Site selection can be challenging for small to medium-size meetings, but those events can also make the most of their size. We spoke to meeting planners with decades of experience in choosing locations for smaller events. Here’s what they said.
Know your event.
When an association plans a meeting, a committee often passes along three or four destination suggestions to the planner, which can be helpful in narrowing down options. But sometimes, the meeting planner is responsible for the entire destination selection. The Association of State and Provincial Psychology Boards (ASPPB) puts on 30 to 40 events a year ranging from six people to 150. ASPPB works with psychology boards across the U.S. and Canada, which makes it difficult to find destinations that work for all attendees, said Anita Scott, director of meetings and events.
She tries to vary locations, but whether she has a short list or a blank slate, choosing a city is about “knowing your attendees, knowing who’s going to be there,” she said. If a February event will have a lot of Canadian attendees, “they want to go to Florida” — or anywhere they can shed the cold and their coats.
It’s also about knowing your event so you know your needs. Having a tentative agenda before they dive into site selection gives planners an idea of the day, the flow, the meals and the receptions, which will make the process easier down the road, said Natalie Lundstrom, principal and co-founder of SweetPea Meetings and Events.
Use CVBs to help with RFPs.
With three or four destinations in mind, enlisting CVBs to help with RFPs is a critical step.
“I don’t know why you wouldn’t use a CVB,” Cappuzzello said. “Ninety-nine percent of the time, it’s a great experience, and it’s free. And they have the vast knowledge of the area.”
CVBs will ask hotels to bid on your business, and getting the first round of bids back helps further narrow the field. If Scott has a group of 10 for a two-day event, and the hotel sets a $5,000 minimum for food and beverage, “there’s no way that can happen,” she said. “Then I know they’re not really interested in me.”
During the RFP process, planners should say if they’re willing to fit into a certain time period and take unused space; doing so may get you a great rate and better concessions, Lundstrom said. Or a hotel may have sold a bunch of rooms but hasn’t sold any space, so your event could get more meeting space — especially if most attendees are local or driving in and don’t need as many room nights, she said.
Be flexible and innovative.
Being flexible with meeting dates or destinations can bring big benefits for smaller events. Maybe the program starts Tuesday and ends Friday, but a property can fit your small group in Monday through Thursday. Planners can also consider offseason dates, such as an August meeting in Tucson, Arizona, or an early December seminar in Columbus, Ohio. “You are more likely to get closer to your ideal room rate and better concessions because it fits what the hotel needs,” Lundstrom said.
Being adventurous about the venue can also lead to benefits.
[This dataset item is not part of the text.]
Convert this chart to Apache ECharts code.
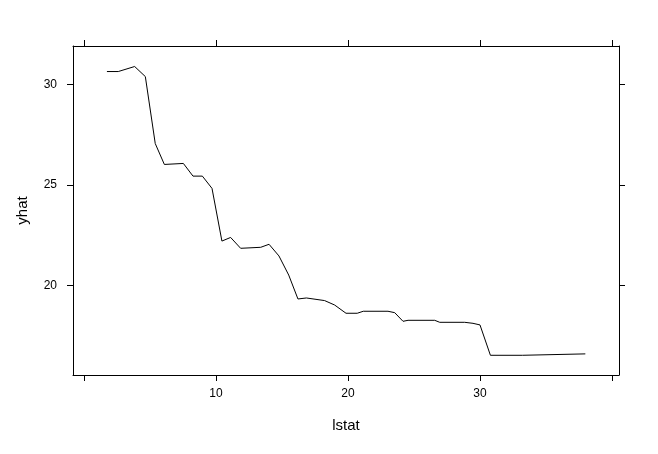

In the past, The Group Travel Family required a convention-type facility with an exhibit hall and a formal ballroom. Now, the company thinks outside the box, and a destination’s desire for the business can almost, but not entirely, override facility constraints. Holmes County, Ohio, in the heart of Amish country, didn’t have any formal meeting space and had no full-service hotels, but wanted the 2017 Going On Faith Conference. So, after Sunday service, the large Mennonite congregation removed its seating so the church could serve as the exhibit hall, and the multipurpose basketball court became the dining area. Long tables, which Cappuzzello said are usually “a sin in conferences,” worked well as Amish women served family-style meals.
“There’s an example of options and thinking outside the box,” Cappuzzello said. “We had 300 people, and they were able to have a great experience because the host worked their fanny off and got the whole community involved.”
When selecting sites for smaller meetings, planners don’t have a lot of bargaining power because they’re not bringing a lot of revenue to the table. If the venue is hesitant and inflexible up-front, that’s likely how it will be through the entire meeting, Lundstrom said. You want to work with a venue that understands your goals and is willing to help you achieve them. If not, keep walking because another venue wants your business.
During site visits, Scott also “walks the halls” after her official meeting with sales and food-and-beverage managers. She’ll sit in the lobby to see how smoothly the front desk runs. If an event is happening while she’s there, she seeks out the planner to ask what it’s like working with the hotel.
“You’ll always get an honest answer from a meeting planner,” Scott said.
Venues may sometimes relegate small events to less-desirable rooms. Planners should ask for a specific room they like so they don’t end up in a basement corner with no windows, Scott said.
Play up advantages.
Smaller meetings have several advantages over large events for site selection. Small meetings can go almost anywhere, and they can book in much shorter windows. A 2,000-person conference has limited venue options and has to book at least two years in advance. Scott can get one of her one-room meetings into the tightly booked Austin market only a month out. The larger the meeting, the longer the lead time.
Though shorter time frames are a bonus, “we also feel like it allows us to boost it a little bit,” Scott said. “Sometimes the quality of the resort or the event will be a little bit better because you can afford to do it for six people rather than for a big group.”